» Exercise objective
Repeat the material exactly from its first line to the line that includes "fig.savefig('out.png', dpi=100)". Skip pictures.

====== Working data

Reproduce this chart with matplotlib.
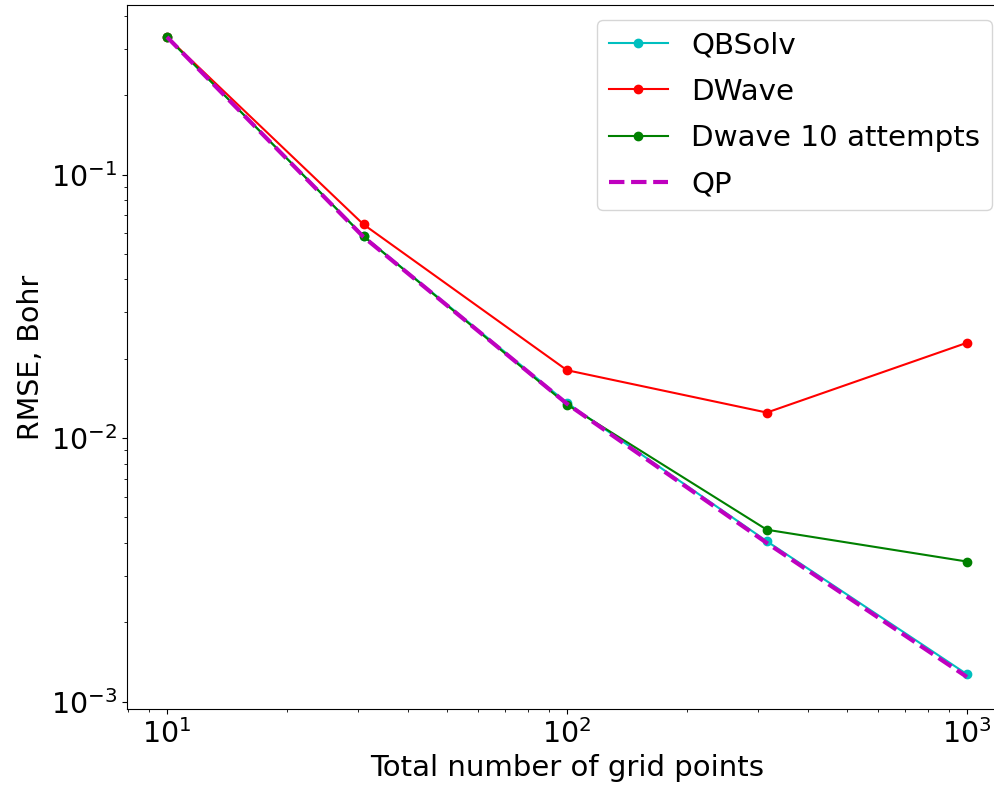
import matplotlib
matplotlib.use("Agg")
import matplotlib.pyplot as plt

# grid sizes
n_points = [10, 31, 100, 316, 1000]

# RMSE (Bohr) per solver
rmse_qbsolv = [0.333, 0.0584, 0.0136, 0.00406, 0.00127]
rmse_dwave = [0.333, 0.0647, 0.0181, 0.0125, 0.0230]
rmse_dwave10 = [0.333, 0.0584, 0.0134, 0.00449, 0.00340]
rmse_qp = [0.333, 0.0580, 0.0135, 0.00400, 0.00124]

fig = plt.figure(figsize=(9.95, 7.86), dpi=100)
ax = fig.add_axes([0.1276, 0.098, 0.8844, 0.8957])

ax.loglog(n_points, rmse_qbsolv, 'c', marker='o', ms=6, lw=1.5, label='QBSolv')
ax.loglog(n_points, rmse_dwave, 'r', marker='o', ms=6, lw=1.5, label='DWave')
ax.loglog(n_points, rmse_dwave10, 'g', marker='o', ms=6, lw=1.5, label='Dwave 10 attempts')
ax.loglog(n_points, rmse_qp, 'm--', lw=3, label='QP')

ax.spines['right'].set_visible(False)

ax.set_xlabel('Total number of grid points', fontsize=21)
ax.set_ylabel('RMSE, Bohr', fontsize=20.5)
ax.tick_params(axis='both', which='major', labelsize=20.5)
ax.legend(loc='upper right', fontsize=21.2, labelspacing=0.62)

fig.savefig('out.png', dpi=100)
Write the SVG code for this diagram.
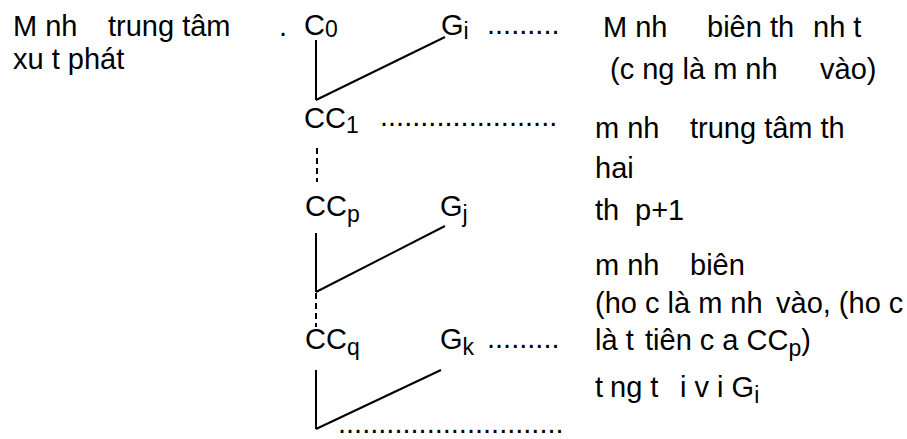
<svg xmlns="http://www.w3.org/2000/svg" width="907" height="439" viewBox="0 0 907 439">
<style>
text{font-family:"Liberation Sans",Arial,sans-serif;font-size:29px;fill:#000}
.sub{font-size:23px}
.ln{stroke:#000;stroke-width:2;fill:none}
.dash{stroke-dasharray:6,4}
</style>
<rect width="907" height="439" fill="#fff"/>
<g id="connectors">
<line class="ln" x1="316" y1="40" x2="316" y2="100"/>
<line class="ln" x1="316" y1="100" x2="445" y2="37"/>
<line class="ln dash" x1="317" y1="148" x2="317" y2="182"/>
<line class="ln" x1="316" y1="233" x2="316" y2="292"/>
<line class="ln" x1="316" y1="292" x2="445" y2="226"/>
<line class="ln dash" x1="316" y1="293" x2="316" y2="327"/>
<line class="ln" x1="316" y1="370" x2="316" y2="429"/>
<line class="ln" x1="316" y1="429" x2="441" y2="370"/>
</g>
<g id="label-start">
<text x="13" y="36">M nh<tspan x="108">trung tâm</tspan><tspan x="279">.</tspan></text>
<text x="13" y="69">xu t phát</text>
</g>
<g id="node-C0"><text x="304" y="35">C<tspan class="sub" dy="2">0</tspan></text></g>
<g id="node-Gi"><text x="441" y="35">G<tspan class="sub" dy="4">i</tspan></text></g>
<g id="dots-Gi"><text x="487" y="34">.........</text></g>
<g id="node-CC1"><text x="304" y="128">CC<tspan class="sub" dy="5">1</tspan></text></g>
<g id="dots-CC1"><text x="380" y="126">......................</text></g>
<g id="node-CCp"><text x="305" y="216">CC<tspan class="sub" dy="6">p</tspan></text></g>
<g id="node-Gj"><text x="440" y="216">G<tspan class="sub" dy="6">j</tspan></text></g>
<g id="node-CCq"><text x="305" y="349">CC<tspan class="sub" dy="6">q</tspan></text></g>
<g id="node-Gk"><text x="440" y="349">G<tspan class="sub" dy="6">k</tspan></text></g>
<g id="dots-Gk"><text x="487" y="348">.........</text></g>
<g id="dots-bottom"><text x="338" y="433">............................</text></g>
<g id="label-right">
<text x="603" y="37">M nh<tspan x="707">biên th</tspan><tspan x="813">nh t</tspan></text>
<text x="610" y="79">(c ng là m nh<tspan x="820">vào)</tspan></text>
<text x="595" y="138">m nh<tspan x="690">trung tâm th</tspan></text>
<text x="595" y="178">hai</text>
<text x="595" y="220">th<tspan x="635">p+1</tspan></text>
<text x="595" y="275">m nh<tspan x="690">biên</tspan></text>
<text x="595" y="313">(ho c là m nh<tspan x="776">vào, (ho c</tspan></text>
<text x="595" y="350">là t<tspan x="645">tiên c a CC</tspan><tspan class="sub" dy="6">p</tspan><tspan dy="-6">)</tspan></text>
<text x="595" y="397">t<tspan x="610">ng t</tspan><tspan x="680">i v i G</tspan><tspan class="sub" dy="6">i</tspan></text>
</g>
</svg>
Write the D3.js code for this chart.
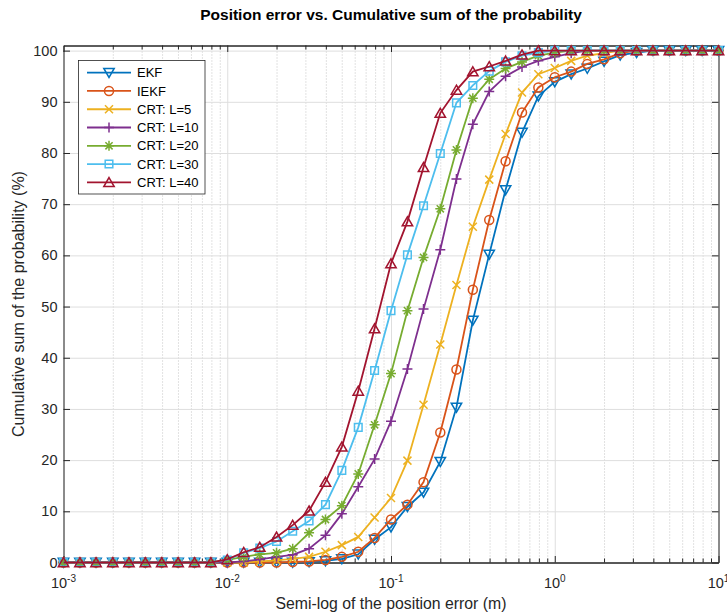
<!DOCTYPE html>
<html>
<head>
<meta charset="utf-8">
<script src="https://cdn.jsdelivr.net/npm/d3@7"></script>
<style>
  body { margin: 0; background: #fff; }
  svg { display: block; font-family: "Liberation Sans", Arial, sans-serif; }
</style>
</head>
<body>
<div id="chart"></div>
<script>
// x grid of the curves (log spaced, 10 points per decade)
const positionError = [
  0.001, 0.00126, 0.00158, 0.002, 0.00251, 0.00316, 0.00398, 0.00501, 0.00631, 0.00794,
  0.01, 0.0126, 0.0158, 0.02, 0.0251, 0.0316, 0.0398, 0.0501, 0.0631, 0.0794,
  0.1, 0.126, 0.158, 0.2, 0.251, 0.316, 0.398, 0.501, 0.631, 0.794,
  1, 1.26, 1.58, 2, 2.51, 3.16, 3.98, 5.01, 6.31, 7.94,
  10
];

// cumulative probability (%) for each filter
const ekf = [
  0, 0, 0, 0, 0, 0, 0, 0, 0, 0,
  0, 0, 0, 0, 0, 0.1, 0.3, 0.7, 1.6, 4.5,
  6.9, 10.9, 13.7, 19.7, 30.3, 47.3, 60.2, 72.8, 84.0, 91.1,
  93.9, 95.4, 96.5, 97.9, 99.1, 99.6, 100, 100, 100, 100,
  100
];
const iekf = [
  0, 0, 0, 0, 0, 0, 0, 0, 0, 0,
  0, 0, 0, 0, 0.1, 0.2, 0.5, 1.1, 2.1, 4.8,
  8.4, 11.3, 15.7, 25.4, 37.7, 53.3, 66.9, 78.4, 87.9, 92.8,
  94.8, 95.9, 97.4, 98.3, 99.5, 100, 100, 100, 100, 100,
  100
];
const crtL5 = [
  0, 0, 0, 0, 0, 0, 0, 0, 0, 0,
  0, 0, 0.2, 0.4, 0.7, 1.1, 2.1, 3.4, 5.0, 8.8,
  12.6, 19.9, 30.8, 42.6, 54.2, 65.6, 74.8, 83.7, 91.8, 95.4,
  96.6, 98.0, 99.0, 99.5, 100, 100, 100, 100, 100, 100,
  100
];
const crtL10 = [
  0, 0, 0, 0, 0, 0, 0, 0, 0, 0,
  0, 0.2, 0.6, 1.1, 1.5, 2.7, 5.3, 9.5, 14.8, 20.2,
  27.6, 37.8, 49.5, 61.1, 74.9, 85.6, 92.0, 95.0, 96.8, 98.0,
  98.8, 99.5, 100, 100, 100, 100, 100, 100, 100, 100,
  100
];
const crtL20 = [
  0, 0, 0, 0, 0, 0, 0, 0, 0, 0,
  0.5, 1.1, 1.6, 1.9, 2.7, 5.8, 8.4, 11.1, 17.3, 26.9,
  36.9, 49.2, 59.6, 69.1, 80.6, 90.7, 94.4, 96.5, 97.8, 99.0,
  99.6, 100, 100, 100, 100, 100, 100, 100, 100, 100,
  100
];
const crtL30 = [
  0, 0, 0, 0, 0, 0, 0, 0, 0, 0,
  0.5, 1.9, 2.8, 4.1, 6.1, 8.1, 11.3, 18.0, 26.4, 37.5,
  49.2, 60.1, 69.7, 79.9, 89.8, 93.2, 96.0, 97.8, 99.0, 99.6,
  100, 100, 100, 100, 100, 100, 100, 100, 100, 100,
  100
];
const crtL40 = [
  0, 0, 0, 0, 0, 0, 0, 0, 0, 0,
  0.6, 2.0, 3.0, 5.0, 7.3, 10.1, 15.7, 22.6, 33.5, 45.7,
  58.4, 66.6, 77.2, 87.8, 92.3, 95.9, 96.9, 98.0, 99.2, 100,
  100, 100, 100, 100, 100, 100, 100, 100, 100, 100,
  100
];

const seriesNames = ['EKF', 'IEKF', 'CRT: L=5', 'CRT: L=10', 'CRT: L=20', 'CRT: L=30', 'CRT: L=40'];
const seriesValues = [ekf, iekf, crtL5, crtL10, crtL20, crtL30, crtL40];
const seriesColors = ['#0072BD', '#D95319', '#EDB120', '#7E2F8E', '#77AC30', '#4DBEEE', '#A2142F'];
const seriesMarkers = ['down', 'circle', 'cross', 'plus', 'star', 'square', 'up'];

const yTicks = [0, 10, 20, 30, 40, 50, 60, 70, 80, 90, 100];
const xTicks = [0.001, 0.01, 0.1, 1, 10];
const xTickExponents = ['-3', '-2', '-1', '0', '1'];

const width = 727;
const height = 615;
const margin = {top: 45.5, right: 8.5, bottom: 52.5, left: 63.5};
const axisColor = '#262626';

const svg = d3.select('#chart')
  .append('svg')
  .attr('width', width)
  .attr('height', height);

const x = d3.scaleLog()
  .domain([0.001, 10])
  .range([margin.left, width - margin.right]);

const y = d3.scaleLinear()
  .domain([0, 101])
  .range([height - margin.bottom, margin.top]);

const plotH = y(0) - y(101);
const minorTicks = x.ticks().filter(t => !xTicks.some(m => Math.abs(m - t) / m < 1e-6));

// grid
svg.append('g')
  .attr('transform', `translate(0,${y(0)})`)
  .call(d3.axisBottom(x).tickValues(minorTicks).tickSize(-plotH).tickFormat(''))
  .call(g => g.select('.domain').remove())
  .call(g => g.selectAll('line').attr('stroke', '#c4c4c4').attr('stroke-dasharray', '1,2'));

svg.append('g')
  .attr('transform', `translate(0,${y(0)})`)
  .call(d3.axisBottom(x).tickValues(xTicks).tickSize(-plotH).tickFormat(''))
  .call(g => g.select('.domain').remove())
  .call(g => g.selectAll('line').attr('stroke', '#dedede'));

svg.append('g')
  .attr('transform', `translate(${margin.left},0)`)
  .call(d3.axisLeft(y).tickValues(yTicks).tickSize(-(x(10) - x(0.001))).tickFormat(''))
  .call(g => g.select('.domain').remove())
  .call(g => g.selectAll('line').attr('stroke', '#dedede'));

// axes box with inward ticks
function styleAxis(g) {
  g.select('.domain').attr('stroke', axisColor);
  g.selectAll('line').attr('stroke', axisColor);
}

svg.append('g')
  .attr('transform', `translate(0,${y(0)})`)
  .call(d3.axisBottom(x).tickValues(minorTicks).tickSizeInner(-4).tickSizeOuter(0).tickFormat(''))
  .call(styleAxis);
svg.append('g')
  .attr('transform', `translate(0,${y(0)})`)
  .call(d3.axisBottom(x).tickValues(xTicks).tickSizeInner(-6.5).tickSizeOuter(0).tickFormat(''))
  .call(styleAxis);
svg.append('g')
  .attr('transform', `translate(0,${y(101)})`)
  .call(d3.axisTop(x).tickValues(minorTicks).tickSizeInner(-4).tickSizeOuter(0).tickFormat(''))
  .call(styleAxis);
svg.append('g')
  .attr('transform', `translate(0,${y(101)})`)
  .call(d3.axisTop(x).tickValues(xTicks).tickSizeInner(-6.5).tickSizeOuter(0).tickFormat(''))
  .call(styleAxis);
svg.append('g')
  .attr('transform', `translate(${x(0.001)},0)`)
  .call(d3.axisLeft(y).tickValues(yTicks).tickSizeInner(-6.5).tickSizeOuter(0).tickFormat(''))
  .call(styleAxis);
svg.append('g')
  .attr('transform', `translate(${x(10)},0)`)
  .call(d3.axisRight(y).tickValues(yTicks).tickSizeInner(-6.5).tickSizeOuter(0).tickFormat(''))
  .call(styleAxis);

// tick labels
svg.append('g')
  .selectAll('text')
  .data(yTicks)
  .join('text')
  .attr('x', x(0.001) - 6)
  .attr('y', d => y(d))
  .attr('dy', '0.35em')
  .attr('text-anchor', 'end')
  .attr('font-size', 14.5)
  .attr('fill', axisColor)
  .text(d => d);

const xLab = svg.append('g')
  .selectAll('text')
  .data(xTicks)
  .join('text')
  .attr('x', d => x(d))
  .attr('y', 588)
  .attr('text-anchor', 'middle')
  .attr('font-size', 14.5)
  .attr('fill', axisColor);
xLab.append('tspan').text('10');
xLab.append('tspan')
  .attr('dy', -6)
  .attr('font-size', 10)
  .text((d, i) => xTickExponents[i]);

// curves
const rows = seriesValues.map(vals => vals.map((v, i) => ({e: positionError[i], v})));

function markerPath(type) {
  switch (type) {
    case 'down': return 'M-5.2,-4.2L5.2,-4.2L0,4.8Z';
    case 'up': return 'M0,-4.8L5.2,4.2L-5.2,4.2Z';
    case 'circle': return 'M4.5,0A4.5,4.5 0 1,1 -4.5,0A4.5,4.5 0 1,1 4.5,0Z';
    case 'cross': return 'M-4,-4L4,4M-4,4L4,-4';
    case 'plus': return 'M-5,0L5,0M0,-5L0,5';
    case 'star': return 'M-5,0L5,0M0,-5L0,5M-3.6,-3.6L3.6,3.6M-3.6,3.6L3.6,-3.6';
    case 'square': return 'M-3.8,-3.8H3.8V3.8H-3.8Z';
  }
}

const line = d3.line()
  .x(d => x(d.e))
  .y(d => y(d.v));

const curves = svg.append('g')
  .selectAll('g')
  .data(rows)
  .join('g');

curves.append('path')
  .attr('d', line)
  .attr('fill', 'none')
  .attr('stroke', (d, i) => seriesColors[i])
  .attr('stroke-width', 1.8);

curves.each(function(d, i) {
  d3.select(this)
    .selectAll('path.mk')
    .data(d)
    .join('path')
    .attr('class', 'mk')
    .attr('transform', p => `translate(${x(p.e)},${y(p.v)})`)
    .attr('d', markerPath(seriesMarkers[i]))
    .attr('fill', 'none')
    .attr('stroke', seriesColors[i])
    .attr('stroke-width', 1.5);
});

// legend
const legend = svg.append('g');
legend.append('rect')
  .attr('x', 78.5)
  .attr('y', 60.5)
  .attr('width', 126.5)
  .attr('height', 133.5)
  .attr('fill', '#fff')
  .attr('stroke', axisColor)
  .attr('stroke-width', 0.8);

const entry = legend.selectAll('g')
  .data(seriesNames)
  .join('g')
  .attr('transform', (d, i) => `translate(0,${72.7 + i * 18.27})`);
entry.append('line')
  .attr('x1', 87).attr('x2', 131)
  .attr('stroke', (d, i) => seriesColors[i])
  .attr('stroke-width', 1.8);
entry.append('path')
  .attr('transform', 'translate(109,0)')
  .attr('d', (d, i) => markerPath(seriesMarkers[i]))
  .attr('fill', 'none')
  .attr('stroke', (d, i) => seriesColors[i])
  .attr('stroke-width', 1.5);
entry.append('text')
  .attr('x', 137)
  .attr('dy', '0.35em')
  .attr('font-size', 13)
  .attr('fill', '#000')
  .text(d => d);

// titles
svg.append('text')
  .attr('x', (x(0.001) + x(10)) / 2)
  .attr('y', 20)
  .attr('text-anchor', 'middle')
  .attr('font-size', 15.5)
  .attr('font-weight', 'bold')
  .attr('fill', '#000')
  .text('Position error vs. Cumulative sum of the probability');

svg.append('text')
  .attr('x', (x(0.001) + x(10)) / 2)
  .attr('y', 609)
  .attr('text-anchor', 'middle')
  .attr('font-size', 15.8)
  .attr('fill', axisColor)
  .text('Semi-log of the position error (m)');

svg.append('text')
  .attr('transform', `translate(24,${(y(0) + y(101)) / 2}) rotate(-90)`)
  .attr('text-anchor', 'middle')
  .attr('font-size', 16)
  .attr('fill', axisColor)
  .text('Cumulative sum of the probability (%)');
</script>
</body>
</html>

============

» Task result
Reproduce this chart with matplotlib.
import matplotlib
matplotlib.use("Agg")
import matplotlib.pyplot as plt

# grid sizes
n_points = [10, 31, 100, 316, 1000]

# RMSE (Bohr) per solver
rmse_qbsolv = [0.333, 0.0584, 0.0136, 0.00406, 0.00127]
rmse_dwave = [0.333, 0.0647, 0.0181, 0.0125, 0.0230]
rmse_dwave10 = [0.333, 0.0584, 0.0134, 0.00449, 0.00340]
rmse_qp = [0.333, 0.0580, 0.0135, 0.00400, 0.00124]

fig = plt.figure(figsize=(9.95, 7.86), dpi=100)
ax = fig.add_axes([0.1276, 0.098, 0.8844, 0.8957])

ax.loglog(n_points, rmse_qbsolv, 'c', marker='o', ms=6, lw=1.5, label='QBSolv')
ax.loglog(n_points, rmse_dwave, 'r', marker='o', ms=6, lw=1.5, label='DWave')
ax.loglog(n_points, rmse_dwave10, 'g', marker='o', ms=6, lw=1.5, label='Dwave 10 attempts')
ax.loglog(n_points, rmse_qp, 'm--', lw=3, label='QP')

ax.spines['right'].set_visible(False)

ax.set_xlabel('Total number of grid points', fontsize=21)
ax.set_ylabel('RMSE, Bohr', fontsize=20.5)
ax.tick_params(axis='both', which='major', labelsize=20.5)
ax.legend(loc='upper right', fontsize=21.2, labelspacing=0.62)

fig.savefig('out.png', dpi=100)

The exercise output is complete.